• EXERCISE REQUIREMENTS
In this exercise, return the whole listing exactly, excluding any images.

++++ COLLECTED DATA ++++

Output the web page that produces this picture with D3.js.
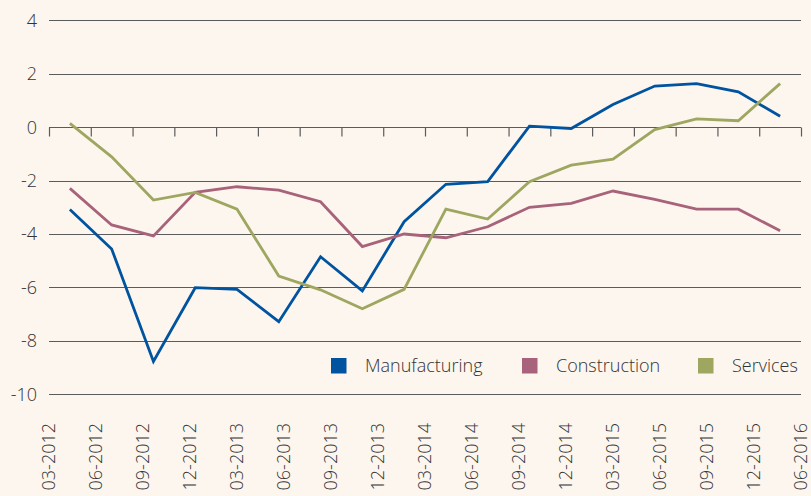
<!DOCTYPE html>
<html>
<head>
<meta charset="utf-8">
<script src="https://cdn.jsdelivr.net/npm/d3@7"></script>
<style>
  html, body { margin: 0; padding: 0; background: #fcf6ef; }
  svg { display: block; }
  text { font-family: "Open Sans", "Noto Sans", sans-serif; font-weight: 300; fill: #333333; }
</style>
</head>
<body>
<svg id="chart" width="811" height="496"></svg>
<script>
// Quarterly balance indicators by sector, 2012–2016
const quarters = ["Q1-2012","Q2-2012","Q3-2012","Q4-2012","Q1-2013","Q2-2013","Q3-2013","Q4-2013",
  "Q1-2014","Q2-2014","Q3-2014","Q4-2014","Q1-2015","Q2-2015","Q3-2015","Q4-2015","Q1-2016","Q2-2016"];
const tickLabels = ["03-2012","06-2012","09-2012","12-2012","03-2013","06-2013","09-2013","12-2013",
  "03-2014","06-2014","09-2014","12-2014","03-2015","06-2015","09-2015","12-2015","06-2016"];
const yTicks = [4, 2, 0, -2, -4, -6, -8, -10];

const manufacturing = [-3.08,-4.56,-8.77,-6.01,-6.07,-7.28,-4.85,-6.13,-3.54,-2.14,-2.04,0.04,-0.05,0.85,1.54,1.63,1.32,0.41];
const construction  = [-2.29,-3.66,-4.07,-2.44,-2.23,-2.36,-2.79,-4.47,-4.00,-4.14,-3.73,-3.00,-2.85,-2.39,-2.70,-3.07,-3.07,-3.88];
const services      = [0.14,-1.11,-2.73,-2.44,-3.07,-5.57,-6.09,-6.80,-6.07,-3.07,-3.44,-2.04,-1.42,-1.20,-0.09,0.31,0.24,1.63];

const seriesNames = ["Manufacturing", "Construction", "Services"];
const seriesColors = ["#00539f", "#a8627a", "#9ea660"];
const seriesValues = [manufacturing, construction, services];

const svg = d3.select("#chart");
const plotLeft = 49, plotRight = 801, plotTop = 20.3, plotBottom = 394.3;

const x = d3.scaleBand().domain(quarters).range([plotLeft, plotRight]).paddingInner(0).paddingOuter(0);
const xEdge = d3.scaleLinear().domain([0, quarters.length]).range([plotLeft, plotRight]);
const xLab = d3.scalePoint().domain(tickLabels).range([plotLeft - 0.5, plotRight - 0.5]);
const y = d3.scaleLinear().domain([-10, 4]).range([plotBottom, plotTop]);

// horizontal gridlines
svg.append("g")
  .selectAll("line")
  .data(yTicks)
  .join("line")
  .attr("x1", plotLeft).attr("x2", plotRight)
  .attr("y1", d => Math.round(y(d)) + 0.5).attr("y2", d => Math.round(y(d)) + 0.5)
  .attr("stroke", "#5b5b5b").attr("stroke-width", 1.2);

// y axis labels
svg.append("g")
  .selectAll("text")
  .data(yTicks)
  .join("text")
  .attr("x", 37).attr("y", d => y(d))
  .attr("dy", "0.36em")
  .attr("text-anchor", "end")
  .style("font-size", "18px")
  .text(d => d);

// tick marks on the zero line at quarter boundaries
const tickAxis = d3.axisBottom(xEdge).tickValues(d3.range(quarters.length + 1)).tickFormat("").tickSize(9).tickSizeOuter(0);
const tg = svg.append("g").attr("transform", `translate(0,${Math.round(y(0)) + 0.5})`).call(tickAxis);
tg.select(".domain").remove();
tg.selectAll(".tick line").attr("stroke", "#5b5b5b").attr("stroke-width", 1.2);

// date labels below the plot
const lg = svg.append("g");
lg.selectAll("text")
  .data(tickLabels)
  .join("text")
  .attr("transform", d => `translate(${xLab(d)},423) rotate(-90)`)
  .attr("dy", "0.36em")
  .attr("text-anchor", "end")
  .style("font-size", "18px")
  .text(d => d);

// series lines
const line = d3.line()
  .x((d, i) => x(quarters[i]) + x.bandwidth() / 2)
  .y(d => y(d));

seriesValues.forEach((vals, k) => {
  svg.append("path")
    .datum(vals)
    .attr("fill", "none")
    .attr("stroke", seriesColors[k])
    .attr("stroke-width", 2.8)
    .attr("stroke-linejoin", "miter")
    .attr("d", line);
});

// legend
const legendX = [331, 522, 698];
const legend = svg.append("g");
seriesNames.forEach((name, k) => {
  legend.append("rect")
    .attr("x", legendX[k]).attr("y", 358)
    .attr("width", 15.5).attr("height", 15.5)
    .attr("fill", seriesColors[k]);
  legend.append("text")
    .attr("x", legendX[k] + 34).attr("y", 366)
    .attr("dy", "0.36em")
    .style("font-size", "18px")
    .text(name);
});
</script>
</body>
</html>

++++

• PROBLEM SOLUTION
Output the web page that produces this picture with D3.js.
<!DOCTYPE html>
<html>
<head>
<meta charset="utf-8">
<script src="https://cdn.jsdelivr.net/npm/d3@7"></script>
<style>
  html, body { margin: 0; padding: 0; background: #fcf6ef; }
  svg { display: block; }
  text { font-family: "Open Sans", "Noto Sans", sans-serif; font-weight: 300; fill: #333333; }
</style>
</head>
<body>
<svg id="chart" width="811" height="496"></svg>
<script>
// Quarterly balance indicators by sector, 2012–2016
const quarters = ["Q1-2012","Q2-2012","Q3-2012","Q4-2012","Q1-2013","Q2-2013","Q3-2013","Q4-2013",
  "Q1-2014","Q2-2014","Q3-2014","Q4-2014","Q1-2015","Q2-2015","Q3-2015","Q4-2015","Q1-2016","Q2-2016"];
const tickLabels = ["03-2012","06-2012","09-2012","12-2012","03-2013","06-2013","09-2013","12-2013",
  "03-2014","06-2014","09-2014","12-2014","03-2015","06-2015","09-2015","12-2015","06-2016"];
const yTicks = [4, 2, 0, -2, -4, -6, -8, -10];

const manufacturing = [-3.08,-4.56,-8.77,-6.01,-6.07,-7.28,-4.85,-6.13,-3.54,-2.14,-2.04,0.04,-0.05,0.85,1.54,1.63,1.32,0.41];
const construction  = [-2.29,-3.66,-4.07,-2.44,-2.23,-2.36,-2.79,-4.47,-4.00,-4.14,-3.73,-3.00,-2.85,-2.39,-2.70,-3.07,-3.07,-3.88];
const services      = [0.14,-1.11,-2.73,-2.44,-3.07,-5.57,-6.09,-6.80,-6.07,-3.07,-3.44,-2.04,-1.42,-1.20,-0.09,0.31,0.24,1.63];

const seriesNames = ["Manufacturing", "Construction", "Services"];
const seriesColors = ["#00539f", "#a8627a", "#9ea660"];
const seriesValues = [manufacturing, construction, services];

const svg = d3.select("#chart");
const plotLeft = 49, plotRight = 801, plotTop = 20.3, plotBottom = 394.3;

const x = d3.scaleBand().domain(quarters).range([plotLeft, plotRight]).paddingInner(0).paddingOuter(0);
const xEdge = d3.scaleLinear().domain([0, quarters.length]).range([plotLeft, plotRight]);
const xLab = d3.scalePoint().domain(tickLabels).range([plotLeft - 0.5, plotRight - 0.5]);
const y = d3.scaleLinear().domain([-10, 4]).range([plotBottom, plotTop]);

// horizontal gridlines
svg.append("g")
  .selectAll("line")
  .data(yTicks)
  .join("line")
  .attr("x1", plotLeft).attr("x2", plotRight)
  .attr("y1", d => Math.round(y(d)) + 0.5).attr("y2", d => Math.round(y(d)) + 0.5)
  .attr("stroke", "#5b5b5b").attr("stroke-width", 1.2);

// y axis labels
svg.append("g")
  .selectAll("text")
  .data(yTicks)
  .join("text")
  .attr("x", 37).attr("y", d => y(d))
  .attr("dy", "0.36em")
  .attr("text-anchor", "end")
  .style("font-size", "18px")
  .text(d => d);

// tick marks on the zero line at quarter boundaries
const tickAxis = d3.axisBottom(xEdge).tickValues(d3.range(quarters.length + 1)).tickFormat("").tickSize(9).tickSizeOuter(0);
const tg = svg.append("g").attr("transform", `translate(0,${Math.round(y(0)) + 0.5})`).call(tickAxis);
tg.select(".domain").remove();
tg.selectAll(".tick line").attr("stroke", "#5b5b5b").attr("stroke-width", 1.2);

// date labels below the plot
const lg = svg.append("g");
lg.selectAll("text")
  .data(tickLabels)
  .join("text")
  .attr("transform", d => `translate(${xLab(d)},423) rotate(-90)`)
  .attr("dy", "0.36em")
  .attr("text-anchor", "end")
  .style("font-size", "18px")
  .text(d => d);

// series lines
const line = d3.line()
  .x((d, i) => x(quarters[i]) + x.bandwidth() / 2)
  .y(d => y(d));

seriesValues.forEach((vals, k) => {
  svg.append("path")
    .datum(vals)
    .attr("fill", "none")
    .attr("stroke", seriesColors[k])
    .attr("stroke-width", 2.8)
    .attr("stroke-linejoin", "miter")
    .attr("d", line);
});

// legend
const legendX = [331, 522, 698];
const legend = svg.append("g");
seriesNames.forEach((name, k) => {
  legend.append("rect")
    .attr("x", legendX[k]).attr("y", 358)
    .attr("width", 15.5).attr("height", 15.5)
    .attr("fill", seriesColors[k]);
  legend.append("text")
    .attr("x", legendX[k] + 34).attr("y", 366)
    .attr("dy", "0.36em")
    .style("font-size", "18px")
    .text(name);
});
</script>
</body>
</html>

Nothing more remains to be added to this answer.